--- begin SUPPLIED INFORMATION ---

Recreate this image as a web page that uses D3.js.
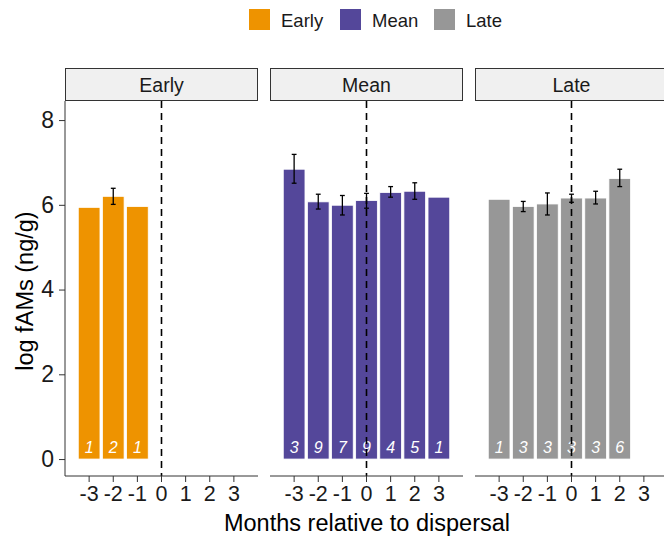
<!DOCTYPE html>
<html>
<head>
<meta charset="utf-8">
<style>
	body{ margin:0; background:#fff; }
	svg{ font-family: "Liberation Sans", Arial, sans-serif; }
</style>
</head>
<body>
<script src="https://cdn.jsdelivr.net/npm/d3@7"></script>
<script>

	var groups = ["Early", "Mean", "Late"];
	var colors = ["#EE9300", "#54479A", "#979797"];
	var months = [-3, -2, -1, 0, 1, 2, 3];
	var yTicks = [0, 2, 4, 6, 8];

	// per group: month, mean, lower, upper (null = no error bar), n
	var earlyMonth = [-3, -2, -1];
	var earlyMean  = [5.94, 6.20, 5.96];
	var earlyLo    = [null, 6.01, null];
	var earlyHi    = [null, 6.39, null];
	var earlyN     = [1, 2, 1];

	var meanMonth = [-3, -2, -1, 0, 1, 2, 3];
	var meanMean  = [6.84, 6.07, 5.99, 6.10, 6.29, 6.32, 6.18];
	var meanLo    = [6.51, 5.90, 5.76, 5.92, 6.18, 6.13, null];
	var meanHi    = [7.19, 6.25, 6.22, 6.27, 6.43, 6.52, null];
	var meanN     = [3, 9, 7, 9, 4, 5, 1];

	var lateMonth = [-3, -2, -1, 0, 1, 2];
	var lateMean  = [6.13, 5.96, 6.02, 6.16, 6.16, 6.62];
	var lateLo    = [null, 5.84, 5.76, 6.06, 6.02, 6.43];
	var lateHi    = [null, 6.08, 6.28, 6.25, 6.32, 6.84];
	var lateN     = [1, 3, 3, 3, 3, 6];

	function rows(m, v, lo, hi, n){
		return m.map(function(d, i){
			return {month: d, value: v[i], lo: lo[i], hi: hi[i], n: n[i]};
		});
	}
	var data = [
		rows(earlyMonth, earlyMean, earlyLo, earlyHi, earlyN),
		rows(meanMonth, meanMean, meanLo, meanHi, meanN),
		rows(lateMonth, lateMean, lateLo, lateHi, lateN)
	];

	var width = 664, height = 539;
	var panelW = 193, panelGap = 12, panelLeft = 65;
	var panelTop = 101, panelBottom = 476;
	var stripTop = 68;

	var svg = d3.select("body").append("svg")
		.attr("width", width)
		.attr("height", height);

	var y = d3.scaleLinear()
		.domain([-0.4, 8.45])
		.range([panelBottom, panelTop]);

	// y axis
	var yAxis = svg.append("g")
		.attr("transform", "translate(" + panelLeft + ",0)")
		.call(d3.axisLeft(y).tickValues(yTicks).tickSize(6).tickPadding(5));
	yAxis.select(".domain").attr("d", "M0," + panelTop + "V" + panelBottom).attr("stroke", "#333");
	yAxis.selectAll(".tick line").attr("stroke", "#333");
	yAxis.selectAll("text").attr("font-size", 23).attr("fill", "#1a1a1a");

	svg.append("text")
		.attr("transform", "translate(33,291) rotate(-90)")
		.attr("text-anchor", "middle")
		.attr("font-size", 23.5)
		.attr("fill", "#000")
		.text("log fAMs (ng/g)");

	groups.forEach(function(name, gi){
		var x0 = panelLeft + gi * (panelW + panelGap);
		var x = d3.scaleBand()
			.domain(months)
			.range([x0, x0 + panelW])
			.paddingInner(0.1)
			.paddingOuter(0.55);
		var step = x.step();
		var cx = function(m){ return x(m) + x.bandwidth() / 2; };

		var g = svg.append("g");

		// strip
		g.append("rect")
			.attr("x", x0 + 0.5)
			.attr("y", stripTop + 0.5)
			.attr("width", panelW - 1)
			.attr("height", panelTop - stripTop - 1)
			.attr("fill", "#F0F0F0")
			.attr("stroke", "#333")
			.attr("stroke-width", 1);
		g.append("text")
			.attr("x", x0 + panelW / 2)
			.attr("y", (stripTop + panelTop) / 2 + 7)
			.attr("text-anchor", "middle")
			.attr("font-size", 19.5)
			.attr("fill", "#1a1a1a")
			.text(name);

		// bars
		g.selectAll(".bar")
			.data(data[gi])
			.enter().append("rect")
			.attr("class", "bar")
			.attr("x", function(d){ return x(d.month); })
			.attr("width", x.bandwidth())
			.attr("y", function(d){ return y(d.value); })
			.attr("height", function(d){ return y(0) - y(d.value); })
			.attr("fill", colors[gi])
			.attr("stroke", "#fff")
			.attr("stroke-width", 0.8);

		// n labels
		g.selectAll(".n")
			.data(data[gi])
			.enter().append("text")
			.attr("x", function(d){ return cx(d.month); })
			.attr("y", y(0) - 6)
			.attr("text-anchor", "middle")
			.attr("font-size", 16)
			.attr("font-style", "italic")
			.attr("fill", "#fff")
			.text(function(d){ return d.n; });

		// error bars
		var eb = g.selectAll(".err")
			.data(data[gi].filter(function(d){ return d.lo !== null; }))
			.enter().append("g")
			.attr("stroke", "#000")
			.attr("stroke-width", 1.3);
		var cap = step * 0.1;
		eb.append("line")
			.attr("x1", function(d){ return cx(d.month); })
			.attr("x2", function(d){ return cx(d.month); })
			.attr("y1", function(d){ return y(d.lo); })
			.attr("y2", function(d){ return y(d.hi); });
		eb.append("line")
			.attr("x1", function(d){ return cx(d.month) - cap; })
			.attr("x2", function(d){ return cx(d.month) + cap; })
			.attr("y1", function(d){ return y(d.lo); })
			.attr("y2", function(d){ return y(d.lo); });
		eb.append("line")
			.attr("x1", function(d){ return cx(d.month) - cap; })
			.attr("x2", function(d){ return cx(d.month) + cap; })
			.attr("y1", function(d){ return y(d.hi); })
			.attr("y2", function(d){ return y(d.hi); });

		// dashed line at 0
		g.append("line")
			.attr("x1", cx(0))
			.attr("x2", cx(0))
			.attr("y1", panelTop)
			.attr("y2", panelBottom)
			.attr("stroke", "#000")
			.attr("stroke-width", 1.6)
			.attr("stroke-dasharray", "7,5");

		// x axis (plain hyphen for negatives)
		var xa = g.append("g")
			.attr("transform", "translate(0," + panelBottom + ")")
			.call(d3.axisBottom(x).tickSize(6).tickPadding(4)
				.tickFormat(function(d){ return String(d); }));
		xa.select(".domain").attr("d", "M" + x0 + ",0H" + (x0 + panelW)).attr("stroke", "#333");
		xa.selectAll(".tick line").attr("stroke", "#333");
		xa.selectAll("text").attr("font-size", 21.5).attr("fill", "#1a1a1a");
	});

	svg.append("text")
		.attr("x", 367)
		.attr("y", 531)
		.attr("text-anchor", "middle")
		.attr("font-size", 23.5)
		.attr("fill", "#000")
		.text("Months relative to dispersal");

	// legend
	var legX = [249, 340, 434];
	var leg = svg.selectAll(".leg")
		.data(groups)
		.enter().append("g")
		.attr("transform", function(d, i){ return "translate(" + legX[i] + ",9)"; });
	leg.append("rect")
		.attr("width", 21)
		.attr("height", 21)
		.attr("fill", function(d, i){ return colors[i]; });
	leg.append("text")
		.attr("x", 32)
		.attr("y", 17.5)
		.attr("font-size", 18.5)
		.attr("fill", "#1a1a1a")
		.text(function(d){ return d; });

</script>
</body>
</html>
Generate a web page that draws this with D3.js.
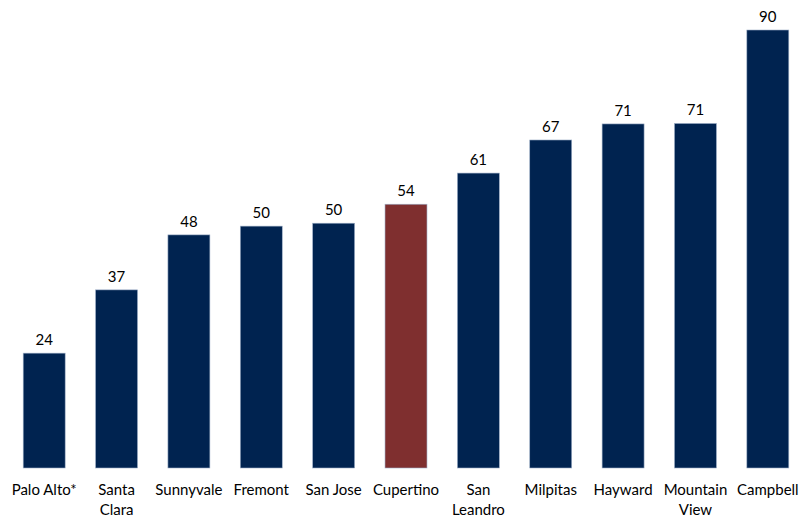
<!DOCTYPE html>
<html><head><meta charset="utf-8">
<script src="https://cdn.jsdelivr.net/npm/d3@7"></script>
<style>body{margin:0;background:#fff}</style>
</head><body>
<script>
const categories = [["Palo Alto*"],["Santa","Clara"],["Sunnyvale"],["Fremont"],["San Jose"],["Cupertino"],["San","Leandro"],["Milpitas"],["Hayward"],["Mountain","View"],["Campbell"]];
const values = [23.6, 36.6, 47.9, 49.7, 50.3, 54.2, 60.6, 67.4, 70.7, 70.8, 90];
const highlight = "Cupertino";

const W = 801, H = 521;
const svg = d3.select("body").append("svg").attr("width", W).attr("height", H);
const names = categories.map(c => c.join(" "));
const x = d3.scaleBand().domain(names).range([8, 804]).paddingInner(0.42).paddingOuter(0.21);
const y = d3.scaleLinear().domain([0, 90]).range([468, 30]);

svg.selectAll("rect.bar").data(values).enter().append("rect")
  .attr("x", (d,i) => x(names[i]))
  .attr("y", d => y(d))
  .attr("width", x.bandwidth())
  .attr("height", d => y(0) - y(d))
  .attr("fill", (d,i) => names[i] === highlight ? "#7f2f2f" : "#002350")
  .attr("stroke", "#9fb0c8").attr("stroke-width", 0.6);

svg.selectAll("text.val").data(values).enter().append("text")
  .attr("x", (d,i) => x(names[i]) + x.bandwidth()/2)
  .attr("y", d => y(d) - 8)
  .attr("text-anchor", "middle")
  .attr("font-family", "Lato, 'Open Sans', sans-serif").attr("font-size", 15).attr("fill", "#000")
  .text(d => d3.format(".0f")(d));

const lab = svg.selectAll("text.cat").data(categories).enter().append("text")
  .attr("text-anchor", "middle")
  .attr("font-family", "Lato, 'Open Sans', sans-serif").attr("font-size", 15).attr("fill", "#000")
  .attr("transform", (d,i) => `translate(${x(names[i]) + x.bandwidth()/2},495)`);
lab.selectAll("tspan").data(d => d).enter().append("tspan")
  .attr("x", 0).attr("dy", (d,j) => j === 0 ? 0 : 20).text(d => d);
</script>
</body></html>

--- end SUPPLIED INFORMATION ---

◆ **JOB**
Take the records above from their first line through the line with "3, 3, 3, 3, 6];" and set those lines down word for word, minus the pictures.

◆ **OUTPUT BELOW**
Recreate this image as a web page that uses D3.js.
<!DOCTYPE html>
<html>
<head>
<meta charset="utf-8">
<style>
	body{ margin:0; background:#fff; }
	svg{ font-family: "Liberation Sans", Arial, sans-serif; }
</style>
</head>
<body>
<script src="https://cdn.jsdelivr.net/npm/d3@7"></script>
<script>

	var groups = ["Early", "Mean", "Late"];
	var colors = ["#EE9300", "#54479A", "#979797"];
	var months = [-3, -2, -1, 0, 1, 2, 3];
	var yTicks = [0, 2, 4, 6, 8];

	// per group: month, mean, lower, upper (null = no error bar), n
	var earlyMonth = [-3, -2, -1];
	var earlyMean  = [5.94, 6.20, 5.96];
	var earlyLo    = [null, 6.01, null];
	var earlyHi    = [null, 6.39, null];
	var earlyN     = [1, 2, 1];

	var meanMonth = [-3, -2, -1, 0, 1, 2, 3];
	var meanMean  = [6.84, 6.07, 5.99, 6.10, 6.29, 6.32, 6.18];
	var meanLo    = [6.51, 5.90, 5.76, 5.92, 6.18, 6.13, null];
	var meanHi    = [7.19, 6.25, 6.22, 6.27, 6.43, 6.52, null];
	var meanN     = [3, 9, 7, 9, 4, 5, 1];

	var lateMonth = [-3, -2, -1, 0, 1, 2];
	var lateMean  = [6.13, 5.96, 6.02, 6.16, 6.16, 6.62];
	var lateLo    = [null, 5.84, 5.76, 6.06, 6.02, 6.43];
	var lateHi    = [null, 6.08, 6.28, 6.25, 6.32, 6.84];
	var lateN     = [1, 3, 3, 3, 3, 6];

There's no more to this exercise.